# For bass



## Invector (Jan 13, 2006)

What wight is often used for bass?


----------



## Madison (Mar 1, 2002)

Invector said:


> What wight is often used for bass?


5 or 6 weight.. I have a 8'6" thomas and thomas 6 weight that I use for casting dahlbergs and big bunny leeches and big poppers..


----------



## Burly1 (Sep 20, 2003)

After trying to cast the big stuff for a few years with a 5 weight, I bought an 8 weight outfit last year, and it made casting the big bugs and poppers as easy as can be. For a more experienced fly fisherman, a lighter outfit often works well. For a novice such as myself, the 8 weight is just the ticket.

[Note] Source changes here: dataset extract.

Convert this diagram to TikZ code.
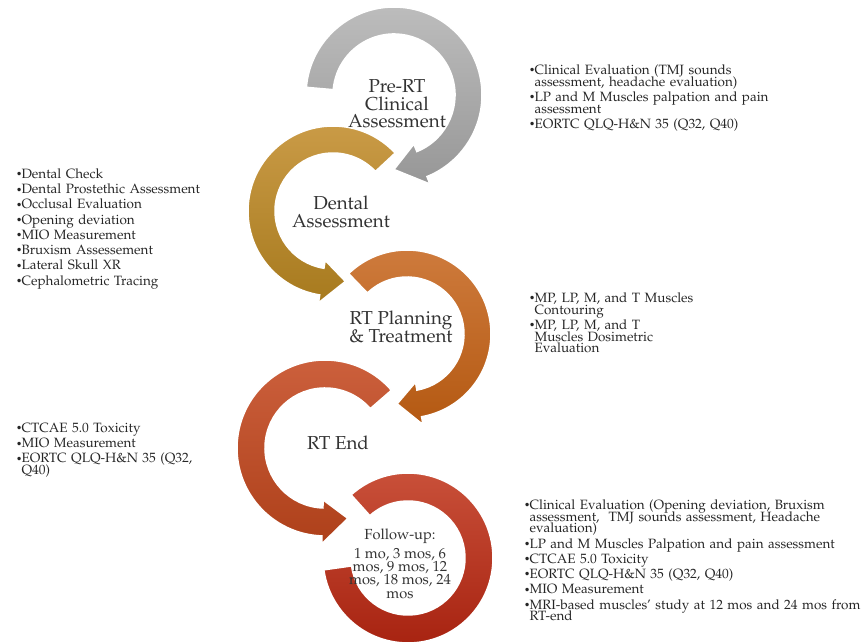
\documentclass[tikz,border=0pt]{standalone}
\usepackage[T1]{fontenc}
\usepackage{mathpazo}
\usepackage{graphicx}
\usetikzlibrary{calc}
\definecolor{greyT}{HTML}{BDBDBD}
\definecolor{greyB}{HTML}{979797}
\definecolor{goldT}{HTML}{CB9C48}
\definecolor{goldB}{HTML}{A77A1E}
\definecolor{orngT}{HTML}{CF7C3E}
\definecolor{orngB}{HTML}{B45912}
\definecolor{rustT}{HTML}{CD613E}
\definecolor{rustB}{HTML}{AE401A}
\definecolor{deepT}{HTML}{CA523B}
\definecolor{deepB}{HTML}{A6210F}
\newcommand\tightlines{\setlength\lineskiplimit{-8pt}}
% one bullet line, later lines hang under the text
\newcommand\itm[1]{\par\hangindent=1.6mm\hangafter=1\noindent
  \makebox[1.6mm][l]{\raisebox{.1ex}{\scalebox{.75}{\textbullet}}}#1}
% curved band with a head: center, start, head base, tip, inner r, outer r, barb, style
\newcommand\bendarrow[8]{%
  \path[#8] ($(#1)+(#2:#6)$) arc[start angle=#2,end angle=#3,radius=#6]
    -- ($(#1)+(#3:{#6+#7})$) -- ($(#1)+(#4:{(#5+#6)/2})$) -- ($(#1)+(#3:{#5-#7})$)
    -- ($(#1)+(#3:#5)$) arc[start angle=#3,end angle=#2,radius=#5] -- cycle;}

\begin{document}
\begin{tikzpicture}[
  x=0.03cm, y=0.03cm,
  band/.style={draw=white,line width=1.3pt},
  greyarc/.style={band,top color=greyT,bottom color=greyB},
  goldarc/.style={band,top color=goldT,bottom color=goldB},
  orngarc/.style={band,top color=orngT,bottom color=orngB},
  rustarc/.style={band,top color=rustT,bottom color=rustB},
  deeparc/.style={band,top color=deepT,bottom color=deepB},
  lbl/.style={align=center,inner sep=0pt,text=black!80,
              font=\fontsize{16}{15}\selectfont\tightlines},
  lst/.style={anchor=north west,text width=13cm,inner sep=0pt,text=black!85,
              font=\fontsize{11.5}{10}\selectfont\tightlines\setlength\parskip{3pt}}
]
\useasboundingbox (0,0) rectangle (865,644);
% circle centres
\coordinate (c1) at (394,549);
\coordinate (c2) at (333,433);
\coordinate (c3) at (407,310);
\coordinate (c4) at (325,196);
\coordinate (c5) at (408,86);

% bands, last step first so each head lies on the next band
\path[deeparc] ($(c5)+(132:85)$) arc[start angle=132,end angle=-172,radius=85]
  -- ($(c5)+(-172:57)$) arc[start angle=-172,end angle=132,radius=57] -- cycle;
\bendarrow{c4}{41}{268}{288}{60}{88}{8}{rustarc}
\bendarrow{c3}{134}{-80}{-98}{57}{84}{8}{orngarc}
\bendarrow{c2}{43}{261}{280}{58}{85}{8}{goldarc}
\bendarrow{c1}{175}{-68}{-90}{61}{88}{8}{greyarc}

% step names
\node[lbl] (pre) at (397,540) {Pre-RT\\Clinical\\Assessment};
\node[lbl] (dental) at (341,432) {Dental\\Assessment};
\node[lbl] (plan) at (401,317) {RT Planning\\\& Treatment};
\node[lbl] (rtend) at (338,201) {RT End};
\node[lbl,font=\fontsize{12.5}{11.5}\selectfont\tightlines] (follow) at (400,80)
  {Follow-up:\\[4pt]1 mo, 3 mos, 6\\mos, 9 mos, 12\\mos, 18 mos, 24\\mos};

% lists
\node[lst] (preList) at (529,585) {%
  \itm{Clinical Evaluation (TMJ sounds\newline assessment, headache evaluation)}
  \itm{LP and M Muscles palpation and pain\newline assessment}
  \itm{EORTC QLQ-H\&N 35 (Q32, Q40)}\par};
\node[lst] (dentalList) at (16,481) {%
  \itm{Dental Check}
  \itm{Dental Prostethic Assessment}
  \itm{Occlusal Evaluation}
  \itm{Opening deviation}
  \itm{MIO Measurement}
  \itm{Bruxism Assessement}
  \itm{Lateral Skull XR}
  \itm{Cephalometric Tracing}\par};
\node[lst] (planList) at (529,357) {%
  \itm{MP, LP, M, and T Muscles\newline Contouring}
  \itm{MP, LP, M, and T\newline Muscles Dosimetric\newline Evaluation}\par};
\node[lst] (endList) at (16,227) {%
  \itm{CTCAE 5.0 Toxicity}
  \itm{MIO Measurement}
  \itm{EORTC QLQ-H\&N 35 (Q32,\newline Q40)}\par};
\node[lst] (followList) at (524,150) {%
  \itm{Clinical Evaluation (Opening deviation, Bruxism\newline assessment,\ \ TMJ sounds assessment, Headache\newline evaluation)}
  \itm{LP and M Muscles Palpation and pain assessment}
  \itm{CTCAE 5.0 Toxicity}
  \itm{EORTC QLQ-H\&N 35 (Q32, Q40)}
  \itm{MIO Measurement}
  \itm{MRI-based muscles' study at 12 mos and 24 mos from\newline RT-end}\par};
\end{tikzpicture}
\end{document}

Burl


----------



## njsimonson (Sep 24, 2002)

I have an 8-wt and a 6-wt that I use for largemouth and smallies, respectively.


----------



## duckduck...goose! (Jan 4, 2006)

normally a 5 or 6 weight.


----------



## Aythya (Oct 23, 2004)

Depends on the size of the fly you want to cast. I like deer hair frogs, etc. and a 6 wt is the absolute lightest I use. Normally I use an 8wt or 9wt when throwing big deer hair flies.


----------



## gonehuntin' (Jul 27, 2006)

We have a lot of wind here and the fishing is all for smallmouth. Most all uses a fast tip 7 wt. and it is just fine. A 6 also works ok, but in a gale like we have most days won't push the big bugs. If I were fishing largemouth, I'd go 8-9.


----------



## jamesavp (Apr 20, 2006)

I would go with a 8 or 9 wt. This give you options if you don't want to buy a whole bunch of expensive rods. With this size you can catch bass, Salmon, or even a Large Northern Pike. I used mine last year to catch Salmon in Michigan.

[siteimg]4289[/siteimg]


----------



## Hawkeye_90 (Sep 30, 2006)

I use a 9 weight but the fishing in North Dakota is a bit different then Montana. I am still wondering where the heck to buy fly gear in ND and MN. I was up in MN earlier in the sumer and I cracked something on my fly rod. I will be damned if I could find a St. Croix delear basically anywhere in the state of MN. Finally I got lucky and was in a fishing store looking for a fly rod and I found a decent 9 wieght for 100 bucks. It wasted a day of fishing though trying to find a place that had a decent rod.


----------